+++ Recorded data +++

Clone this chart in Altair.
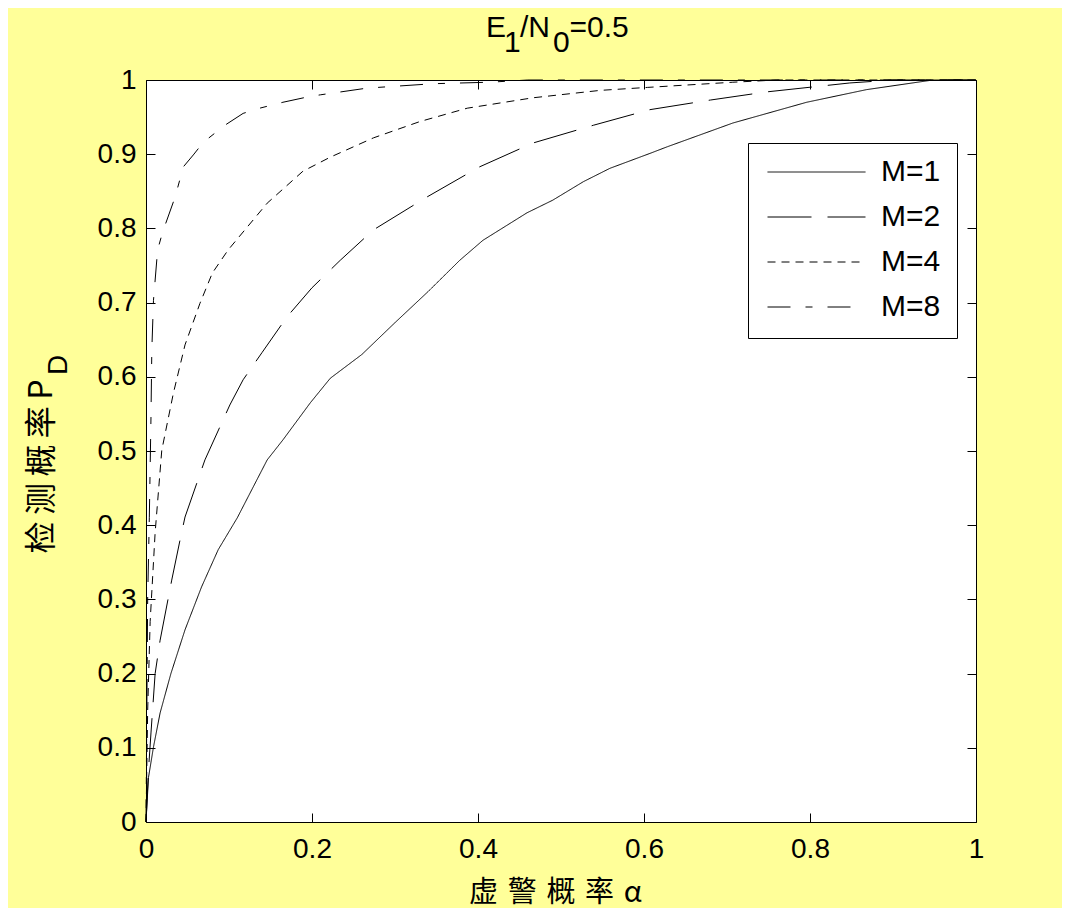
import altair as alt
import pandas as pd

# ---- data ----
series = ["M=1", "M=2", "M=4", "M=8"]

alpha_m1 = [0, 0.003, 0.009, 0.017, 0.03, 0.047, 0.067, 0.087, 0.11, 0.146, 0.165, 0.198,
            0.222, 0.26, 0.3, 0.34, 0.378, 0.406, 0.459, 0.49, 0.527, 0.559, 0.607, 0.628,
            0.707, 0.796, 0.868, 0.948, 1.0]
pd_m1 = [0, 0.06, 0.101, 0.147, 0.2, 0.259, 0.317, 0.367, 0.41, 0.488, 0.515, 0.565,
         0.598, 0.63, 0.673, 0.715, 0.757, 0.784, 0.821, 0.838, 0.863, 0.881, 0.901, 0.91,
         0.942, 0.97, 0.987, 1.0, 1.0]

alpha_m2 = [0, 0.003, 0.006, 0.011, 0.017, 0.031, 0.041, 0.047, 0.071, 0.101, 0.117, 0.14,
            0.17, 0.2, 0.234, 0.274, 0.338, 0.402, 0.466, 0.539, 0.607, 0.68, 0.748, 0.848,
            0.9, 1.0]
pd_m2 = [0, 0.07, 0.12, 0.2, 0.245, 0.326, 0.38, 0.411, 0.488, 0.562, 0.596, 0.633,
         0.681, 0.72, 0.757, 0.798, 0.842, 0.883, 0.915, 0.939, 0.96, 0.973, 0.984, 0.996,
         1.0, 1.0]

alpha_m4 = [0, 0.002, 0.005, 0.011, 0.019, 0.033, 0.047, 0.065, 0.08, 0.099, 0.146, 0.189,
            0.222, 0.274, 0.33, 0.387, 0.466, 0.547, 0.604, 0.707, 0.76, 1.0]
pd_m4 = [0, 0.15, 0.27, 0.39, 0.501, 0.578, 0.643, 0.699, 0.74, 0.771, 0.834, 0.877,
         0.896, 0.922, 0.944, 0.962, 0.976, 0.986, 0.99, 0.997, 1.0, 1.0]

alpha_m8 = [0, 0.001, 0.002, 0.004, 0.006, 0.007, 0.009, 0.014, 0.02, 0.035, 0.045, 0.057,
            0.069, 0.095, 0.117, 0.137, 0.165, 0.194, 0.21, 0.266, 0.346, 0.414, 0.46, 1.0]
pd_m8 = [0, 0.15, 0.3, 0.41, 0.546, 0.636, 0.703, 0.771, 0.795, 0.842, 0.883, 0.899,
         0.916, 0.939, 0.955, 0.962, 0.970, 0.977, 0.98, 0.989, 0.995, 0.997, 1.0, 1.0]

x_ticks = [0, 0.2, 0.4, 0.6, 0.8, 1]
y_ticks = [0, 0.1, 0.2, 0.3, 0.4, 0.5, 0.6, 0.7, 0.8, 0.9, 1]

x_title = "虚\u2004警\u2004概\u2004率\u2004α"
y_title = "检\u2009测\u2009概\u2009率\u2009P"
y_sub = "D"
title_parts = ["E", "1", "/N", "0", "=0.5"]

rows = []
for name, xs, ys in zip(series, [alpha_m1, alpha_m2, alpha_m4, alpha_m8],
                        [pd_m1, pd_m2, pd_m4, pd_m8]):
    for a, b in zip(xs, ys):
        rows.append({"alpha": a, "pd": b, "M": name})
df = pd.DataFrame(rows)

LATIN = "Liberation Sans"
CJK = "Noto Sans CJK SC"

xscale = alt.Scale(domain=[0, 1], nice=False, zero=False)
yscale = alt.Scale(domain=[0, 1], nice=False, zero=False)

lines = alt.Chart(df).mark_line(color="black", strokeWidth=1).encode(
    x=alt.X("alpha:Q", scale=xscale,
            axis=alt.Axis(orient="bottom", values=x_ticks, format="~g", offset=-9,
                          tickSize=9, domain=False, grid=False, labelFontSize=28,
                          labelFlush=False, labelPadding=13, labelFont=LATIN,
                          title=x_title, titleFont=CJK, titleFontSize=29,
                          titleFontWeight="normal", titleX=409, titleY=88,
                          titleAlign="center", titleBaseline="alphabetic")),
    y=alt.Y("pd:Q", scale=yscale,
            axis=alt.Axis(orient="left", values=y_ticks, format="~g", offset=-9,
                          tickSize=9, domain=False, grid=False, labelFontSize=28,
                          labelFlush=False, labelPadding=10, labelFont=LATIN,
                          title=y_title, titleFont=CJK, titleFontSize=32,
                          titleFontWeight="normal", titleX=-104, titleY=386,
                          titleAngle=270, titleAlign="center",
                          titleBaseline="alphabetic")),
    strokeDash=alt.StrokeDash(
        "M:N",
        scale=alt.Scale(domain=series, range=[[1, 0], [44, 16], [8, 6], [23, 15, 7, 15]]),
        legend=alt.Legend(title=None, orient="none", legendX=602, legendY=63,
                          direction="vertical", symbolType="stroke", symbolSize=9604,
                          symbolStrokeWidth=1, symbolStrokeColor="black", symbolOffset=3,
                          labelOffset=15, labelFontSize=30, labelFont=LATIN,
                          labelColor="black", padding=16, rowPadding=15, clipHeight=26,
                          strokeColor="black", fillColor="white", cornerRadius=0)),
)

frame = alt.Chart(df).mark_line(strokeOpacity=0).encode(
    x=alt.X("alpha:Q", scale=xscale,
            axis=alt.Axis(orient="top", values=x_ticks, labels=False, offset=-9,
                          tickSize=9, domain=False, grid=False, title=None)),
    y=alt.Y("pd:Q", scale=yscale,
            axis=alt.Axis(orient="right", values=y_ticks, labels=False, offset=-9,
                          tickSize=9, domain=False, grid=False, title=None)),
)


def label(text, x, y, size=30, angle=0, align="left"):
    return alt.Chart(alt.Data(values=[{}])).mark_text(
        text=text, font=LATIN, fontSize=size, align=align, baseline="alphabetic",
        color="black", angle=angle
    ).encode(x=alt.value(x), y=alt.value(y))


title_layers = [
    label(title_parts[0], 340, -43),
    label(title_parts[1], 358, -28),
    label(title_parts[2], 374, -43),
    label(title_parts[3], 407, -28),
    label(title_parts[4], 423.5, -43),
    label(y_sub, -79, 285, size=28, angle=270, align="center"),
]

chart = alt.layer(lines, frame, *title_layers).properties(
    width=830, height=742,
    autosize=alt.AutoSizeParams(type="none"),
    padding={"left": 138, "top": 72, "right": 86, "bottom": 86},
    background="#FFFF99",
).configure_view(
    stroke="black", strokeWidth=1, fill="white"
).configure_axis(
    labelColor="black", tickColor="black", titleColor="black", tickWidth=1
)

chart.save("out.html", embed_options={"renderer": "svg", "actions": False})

+++

## The problem
Restate the material word for word from its first line through the line containing "0.942, 0.97, 0.987, 1.0, 1.0]", both included; the pictures do not belong in it.

## Result of this task
Clone this chart in Altair.
import altair as alt
import pandas as pd

# ---- data ----
series = ["M=1", "M=2", "M=4", "M=8"]

alpha_m1 = [0, 0.003, 0.009, 0.017, 0.03, 0.047, 0.067, 0.087, 0.11, 0.146, 0.165, 0.198,
            0.222, 0.26, 0.3, 0.34, 0.378, 0.406, 0.459, 0.49, 0.527, 0.559, 0.607, 0.628,
            0.707, 0.796, 0.868, 0.948, 1.0]
pd_m1 = [0, 0.06, 0.101, 0.147, 0.2, 0.259, 0.317, 0.367, 0.41, 0.488, 0.515, 0.565,
         0.598, 0.63, 0.673, 0.715, 0.757, 0.784, 0.821, 0.838, 0.863, 0.881, 0.901, 0.91,
         0.942, 0.97, 0.987, 1.0, 1.0]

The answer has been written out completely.